Cochlea Implantat?

Warnung! Dies wird ein langer, genervter, mitunter nicht ganz objektiver Blogbeitrag.

Es ist, wie es ist, mein Hörvermögen nimmt zusehends ab. Mein Höranstrengung nimmt zu, dass ich mich im Moment – gerade heute und wie so oft in den letzten Wochen – wieder am Ende meiner Kräfte fühle.

Schildere ich Menschen meine Situation, nahestehenden oder nicht nahestehenden, bekomme ich oft gutgemeinte – zumindest hoffe ich, das sie gutgemeint sind – Ratschläge. Auf den ersten Plätzen dieser Ratschläge ist: „Versuche es doch mal mit Hörgeräten?“ Ich antworte darauf meist nur mit einem kurzen: „Hä?“ und halte mir dabei eine Hand hinter mein rechtes Ohr.

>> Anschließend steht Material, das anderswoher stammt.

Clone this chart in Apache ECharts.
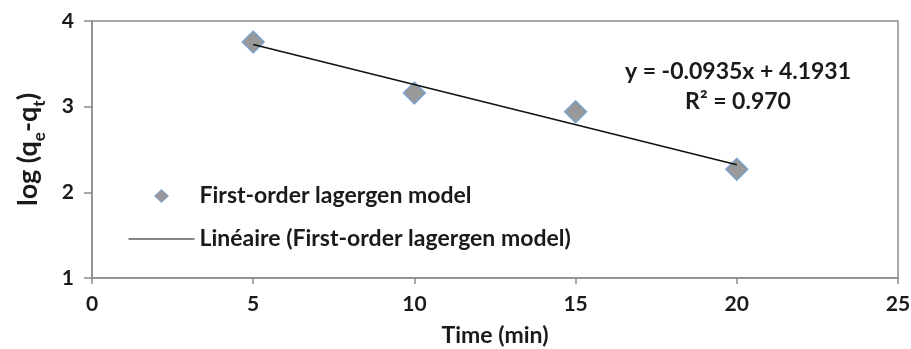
<!DOCTYPE html>
<html>
<head>
<meta charset="utf-8">
<script src="https://cdn.jsdelivr.net/npm/echarts@6/dist/echarts.min.js"></script>
<style>
  html, body { margin: 0; padding: 0; background: #fff; }
  #chart { width: 911px; height: 349px; }
</style>
</head>
<body>
<div id="chart"></div>
<script>
// Kinetic data: time (min) vs log(qe - qt)
const timeMin = [5, 10, 15, 20];
const logQ = [3.755, 3.16, 2.94, 2.27];

// Linear fit as reported on the chart
const fitSlope = -0.0935;
const fitIntercept = 4.1931;
const fitR2 = '0.970';
const fitRange = [5, 20];

const xTicks = [0, 25, 5];   // min, max, interval
const yTicks = [1, 4, 1];

const seriesName = 'First-order lagergen model';
const fitName = 'Linéaire (First-order lagergen model)';

const fitPoints = fitRange.map(x => [x, fitSlope * x + fitIntercept]);

const FONT = 'Lato';
const TEXT = '#1a1a1a';
const axisGray = '#8c8c8c';

// Legend icons sized to a 66x14 box: a small centred diamond, and a thin rule
const diamondIcon = 'path://M0,0 M66,14 M26,7 L33,0.5 L40,7 L33,13.5 Z';
const ruleIcon = 'path://M0,6.4 L66,6.4 L66,7.6 L0,7.6 Z';

const chart = echarts.init(document.getElementById('chart'));
chart.setOption({
  animation: false,
  backgroundColor: '#ffffff',
  textStyle: { fontFamily: FONT, fontWeight: 'bold', color: TEXT },
  grid: {
    left: 92, right: 13, top: 21, bottom: 71,
    outerBoundsMode: 'none',
    containLabel: false,
    show: true, borderColor: axisGray, borderWidth: 1.5
  },
  legend: {
    orient: 'vertical',
    left: 123, top: 179,
    itemWidth: 66, itemHeight: 14,
    itemGap: 19,
    textStyle: { fontFamily: FONT, fontWeight: 'bold', fontSize: 23, color: TEXT, lineHeight: 24 },
    data: [
      { name: seriesName, icon: diamondIcon, itemStyle: { color: '#7f7f7f', borderColor: '#6a9bd6', borderWidth: 1 } },
      { name: fitName, icon: ruleIcon, itemStyle: { color: '#111111', borderWidth: 0 } }
    ]
  },
  xAxis: {
    type: 'value',
    min: xTicks[0], max: xTicks[1], interval: xTicks[2],
    name: 'Time (min)',
    nameLocation: 'middle', nameGap: 46,
    nameTextStyle: { fontFamily: FONT, fontWeight: 'bold', fontSize: 23, color: TEXT },
    axisLine: { lineStyle: { color: axisGray, width: 1.5 } },
    axisTick: { show: true, inside: false, length: 6, lineStyle: { color: axisGray, width: 1.5 } },
    axisLabel: { margin: 16, fontFamily: FONT, fontWeight: 'bold', fontSize: 21, color: TEXT },
    splitLine: { show: false }
  },
  yAxis: {
    type: 'value',
    min: yTicks[0], max: yTicks[1], interval: yTicks[2],
    name: '{n|log (q}{s|e}{n|-q}{s|t}{n|)}',
    nameLocation: 'middle', nameGap: 50, nameRotate: 90,
    nameTextStyle: {
      rich: {
        n: { fontFamily: FONT, fontWeight: 'bold', fontSize: 27, color: TEXT, lineHeight: 32, verticalAlign: 'bottom' },
        s: { fontFamily: FONT, fontWeight: 'bold', fontSize: 17, color: TEXT, lineHeight: 32, verticalAlign: 'bottom', padding: [0, 0, -6, 0] }
      }
    },
    axisLine: { show: true, lineStyle: { color: axisGray, width: 1.5 } },
    axisTick: { show: true, inside: false, length: 8, lineStyle: { color: axisGray, width: 1.5 } },
    axisLabel: { margin: 18, fontFamily: FONT, fontWeight: 'bold', fontSize: 21, color: TEXT },
    splitLine: { show: false }
  },
  graphic: [
    {
      type: 'text', x: 738, y: 72,
      style: {
        text: 'y = ' + fitSlope + 'x + ' + fitIntercept,
        fontFamily: FONT, fontWeight: 'bold', fontSize: 23, fill: TEXT,
        textAlign: 'center', textVerticalAlign: 'middle'
      }
    },
    {
      type: 'text', x: 738, y: 102,
      style: {
        text: 'R² = ' + fitR2,
        fontFamily: FONT, fontWeight: 'bold', fontSize: 23, fill: TEXT,
        textAlign: 'center', textVerticalAlign: 'middle'
      }
    }
  ],
  series: [
    {
      name: seriesName,
      type: 'scatter',
      symbol: 'diamond',
      symbolSize: 22,
      itemStyle: { color: '#7f7f7f', borderColor: '#6a9bd6', borderWidth: 1.5 },
      data: timeMin.map((t, i) => [t, logQ[i]]),
      z: 3
    },
    {
      name: fitName,
      type: 'line',
      symbol: 'none',
      lineStyle: { color: '#111111', width: 1.5 },
      itemStyle: { color: '#111111' },
      data: fitPoints,
      z: 4
    }
  ]
});
</script>
</body>
</html>
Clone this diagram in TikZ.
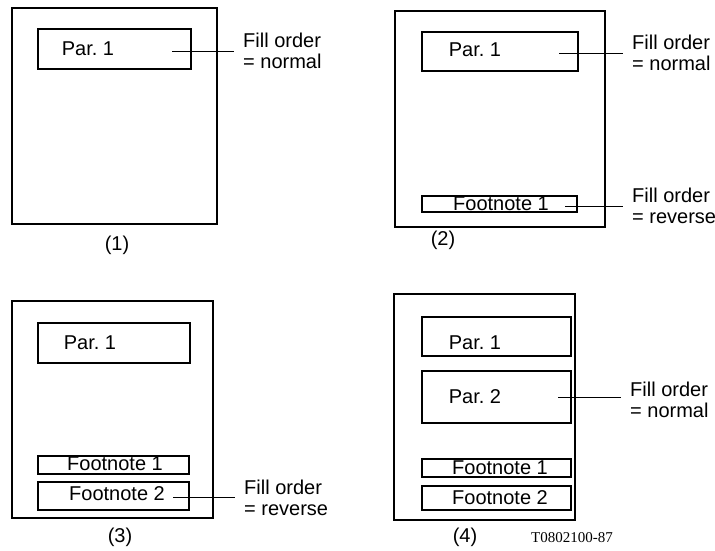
\documentclass[tikz,border=0pt]{standalone}
\usepackage{fontspec}
\setmainfont{Liberation Sans}
\newfontfamily\codefont{Liberation Serif}
\usetikzlibrary{positioning}

\tikzset{
    txt/.style={font=\fontsize{20}{21}\selectfont\frenchspacing, inner sep=0pt},
    page/.style={draw, line width=1.3pt, inner sep=0pt},
    box/.style={draw, line width=1.8pt, inner sep=0pt},
    lbl/.style={txt, anchor=west, align=left, inner xsep=9pt},
    lead/.style={line width=1pt}
}

\begin{document}
\begin{tikzpicture}[x=1pt, y=-1pt]
        \useasboundingbox (0,0) rectangle (715,551);

        % --- pages ---
        \foreach \n/\x/\y/\w/\h in {1/114.5/116/205/216, 2/500/119/210/216,
                                    3/112.5/409.5/201/217, 4/484.5/407/181/226}
            \node[page, minimum width=\w, minimum height=\h] (pg\n) at (\x,\y) {};

        % captions
        \foreach \n/\x/\y in {1/117/245, 2/443/240, 3/120/537, 4/465/537}
            \node[txt] (cap\n) at (\x,\y) {(\n)};
        \node[font=\codefont\fontsize{15}{17}\selectfont, inner sep=0pt] (code) at (572,538) {T0802100-87};

        % --- (1) ---
        \node[box, minimum width=153, minimum height=40] (par1a) at (114.5,49) {};
        \node[txt] (t1a) at (88,49) {Par. 1};
        \coordinate (c1a) at (172,52);
        \node[lbl] (o1a) at (234,51) {Fill order\\= normal};
        \draw[lead] (c1a) -- (c1a -| o1a.west);

        % --- (2) ---
        \node[box, minimum width=156, minimum height=39] (par2a) at (500,51.5) {};
        \node[txt] (t2a) at (475,50) {Par. 1};
        \coordinate (c2a) at (559,54);
        \node[lbl] (o2a) at (623,53) {Fill order\\= normal};
        \draw[lead] (c2a) -- (c2a -| o2a.west);

        \node[box, minimum width=155, minimum height=16] (fn2a) at (499.5,204) {};
        \node[txt] (t2b) at (501,204) {Footnote 1};
        \coordinate (c2b) at (565,206);
        \node[lbl] (o2b) at (623,205.5) {Fill order\\= reverse};
        \draw[lead] (c2b) -- (c2b -| o2b.west);

        % --- (3) ---
        \node[box, minimum width=152, minimum height=40] (par3a) at (114,343) {};
        \node[txt] (t3a) at (90,343) {Par. 1};
        \node[box, minimum width=151, minimum height=18] (fn3a) at (113.5,465) {};
        \node[txt] (t3b) at (115,464) {Footnote 1};
        \node[box, minimum width=151, minimum height=28] (fn3b) at (113.5,496) {};
        \node[txt] (t3c) at (117,494) {Footnote 2};
        \coordinate (c3b) at (173,497);
        \node[lbl] (o3b) at (235,498) {Fill order\\= reverse};
        \draw[lead] (c3b) -- (c3b -| o3b.west);

        % --- (4) ---
        \node[box, minimum width=149, minimum height=39] (par4a) at (496.5,336.5) {};
        \node[txt] (t4a) at (475,343) {Par. 1};
        \node[box, minimum width=149, minimum height=52] (par4b) at (496.5,397) {};
        \node[txt] (t4b) at (475,397) {Par. 2};
        \coordinate (c4b) at (558,397);
        \node[lbl] (o4b) at (621,399.5) {Fill order\\= normal};
        \draw[lead] (c4b) -- (c4b -| o4b.west);
        \node[box, minimum width=149, minimum height=18] (fn4a) at (496.5,468) {};
        \node[txt] (t4c) at (500,468) {Footnote 1};
        \node[box, minimum width=149, minimum height=24] (fn4b) at (496.5,498) {};
        \node[txt] (t4d) at (500,498) {Footnote 2};

    \end{tikzpicture}
\end{document}
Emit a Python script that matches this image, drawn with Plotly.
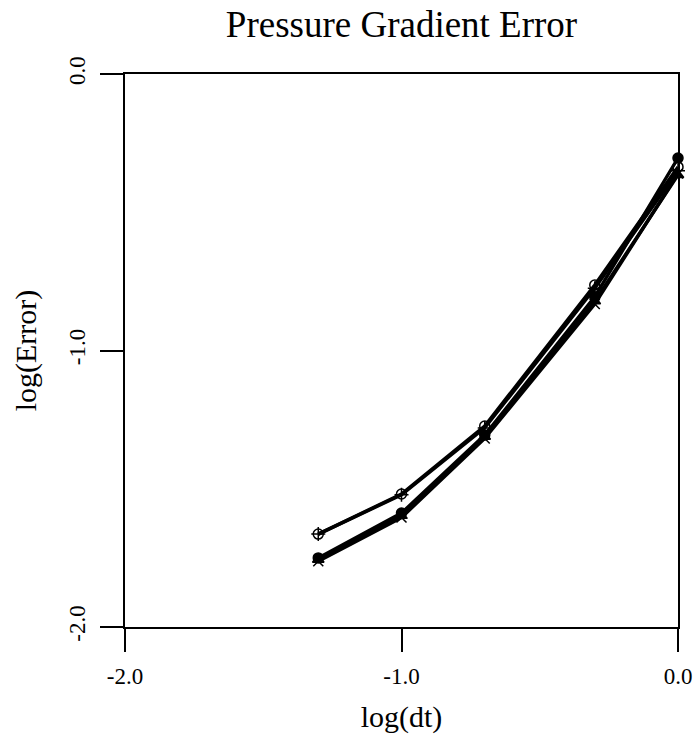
import plotly.graph_objects as go

# x values: log10(dt)
log_dt = [-1.301, -1.0, -0.699, -0.301, 0.0]

# series values: log10(error)
err_circle = [-1.664, -1.519, -1.273, -0.763, -0.336]
err_plus = [-1.664, -1.522, -1.280, -0.775, -0.350]
err_filled = [-1.750, -1.588, -1.306, -0.806, -0.304]
err_triangle = [-1.757, -1.598, -1.312, -0.822, -0.365]
err_x = [-1.762, -1.604, -1.318, -0.832, -0.360]

tick_vals = [-2.0, -1.0, 0.0]
tick_text = ["-2.0", "-1.0", "0.0"]

FONT = "Liberation Serif"

fig = go.Figure()

series = [
    (err_circle, "circle-open"),
    (err_plus, "cross-thin-open"),
    (err_triangle, "triangle-up"),
    (err_x, "x-thin-open"),
    (err_filled, "circle"),
]
for ys, sym in series:
    fig.add_trace(go.Scatter(
        x=log_dt, y=ys, mode="lines+markers",
        line=dict(color="black", width=3.4),
        marker=dict(symbol=sym, size=10, color="black",
                    line=dict(color="black", width=1.5)),
        showlegend=False, cliponaxis=False,
    ))

axis_common = dict(
    range=[-2, 0], tickvals=tick_vals, ticktext=tick_text,
    showgrid=False, zeroline=False, showline=True, mirror=True,
    linecolor="black", linewidth=1.5, ticks="outside", ticklen=23,
    tickwidth=1.5, tickcolor="black", automargin=False,
    tickfont=dict(family=FONT, size=23, color="black"),
)

fig.update_layout(
    width=694, height=751,
    margin=dict(l=125, r=16, t=74, b=124),
    paper_bgcolor="white", plot_bgcolor="white",
    title=dict(text="Pressure Gradient Error", x=0.5, xref="paper",
               y=0.968, yref="container", yanchor="middle",
               font=dict(family=FONT, size=37, color="black")),
    xaxis=dict(**axis_common, ticklabelstandoff=5,
               title=dict(text="log(dt)", standoff=18,
                          font=dict(family=FONT, size=30, color="black"))),
    yaxis=dict(**axis_common, tickangle=-90, ticklabelstandoff=6,
               title=dict(text="log(Error)", standoff=20,
                          font=dict(family=FONT, size=30, color="black"))),
)

fig.write_html("out.html")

Doch immer häufiger rät man mir zu einem Cochlea-Implantat. Das COCHLEA-IMPLANTAT, läßt Taube wieder hören! (Dieser Spruch ist nicht von mir.) Nur WAS sie dann hören, das fragt keiner. Das Cochlea-Implant ist eine elektronische Hörprothese. Ich will hier bestimmt nicht eine bahnbrechende medizinische Entwicklung klein reden oder nieder machen. Ich möchte nur, dass diese medizinische Möglichkeit etwas differenzierte betrachtet wird. Ich möchte mir nicht von jedem Klugscheißer, der keine Ahnung hat, wie ein Cochlea-Implantat eigentlich funktioniert, anhören müssen: „Lass Dich doch einfach reparieren!“

Bei der Chochlea-Implant-OP wird eine Vertiefung in die Schädeldecke gefräst, um das Implantat sicher zu fixieren. In die Cochlear (Hörschnecke) werden Elektroden eingefädelt, dadurch werden womöglich die letzten Sinneshäarchen, die bis dahin wacker gekämpft und das Letzte aus sich herhausgeholt haben, um diese leisen Töne, die es irgendwie bis zur Cochlear geschafft haben, an den Hörnerv weiterzuleiten, platt gemacht. Natürliches Hören ist tot! Tja, wenn man eh fast ertaubt ist, was hat man zu verlieren? Ja, eben, ich habe noch etwas zu verlieren, ein kleines bißchen Restgehör und ich glaube, jeder schwerhörende Mensch klammert sich an das bißchen Restgehör, wie ein Ertrinkender an einen Strohhalm.

Vor allem weiß ich nicht, wie mein Gehirn dann diese elektronischen Signale, die über meinen Hörnerv weitergeleitet werden, verarbeitet. Werde ich dann Sprache wieder besser verstehen? Oder nicht? Es gibt keine Garantie!

Mich hat kürzlich ganz aufgeregt eine Freundin angerufen: „Gerade war ein Kollege bei mir, der hat ein Cochlear-Implantat. Wär das nicht auch was für Dich?“

Ich: „Hä?“ Nein, Spaß …

Ich: “ Wie kommt er denn klar mit seinem Cochlear-Implantat?

Sie so: „Äh, weiß ich nicht, habe ich nicht gefragt.“

Die oder der Nächste, der mir ein Cochlear-Implantat empfiehlt, ohne eigene Erfahrungen, ohne Ärztin zu sein, der bekommt von mir nur ein: HÄ? zu hören.

Ich habe Menschen kennengelernt, die überhaupt nicht damit klar kommen. Menschen, bei denen es auf einer Seite phantastisch funktioniert, aber auf der anderen nur verzerrte Töne ankommen und auch jemand, der zufrieden damit ist, weil sie endlich wieder das Blinkerpiepsen im Auto hört. Es ist eine ganz individuelle Entscheidung und nur wenn ich voll und ganz dahinter stehe, habe ich überhaupt eine Chance auf Erfolg.

Dann kommt noch hinzu, dass ich als schwerhörender Mensch aktzeptiert werden will, wie ich bin. Ich wünsche mir, dass Menschen so mit mir sprechen, dass ich Sie verstehen. Siehe Leitfaden. 🙂 Ich möchte nicht ausgegrenzt werden, ich möchte dabei sein und daran glauben, dass Inklusion und Barrierefreiheit möglich sind. Ich will mich nicht erst „reparieren“ müssen, damit ich ein gleichberechtigtes Mitglied der Gesellschaft bin.

Ich schreibe hier nicht, weil ich Mitleid möchte oder brauche, sondern weil ich möchte, dass Menschen verstehen, was es mitunter bedeutet, schwerhörend zu sein. Danke.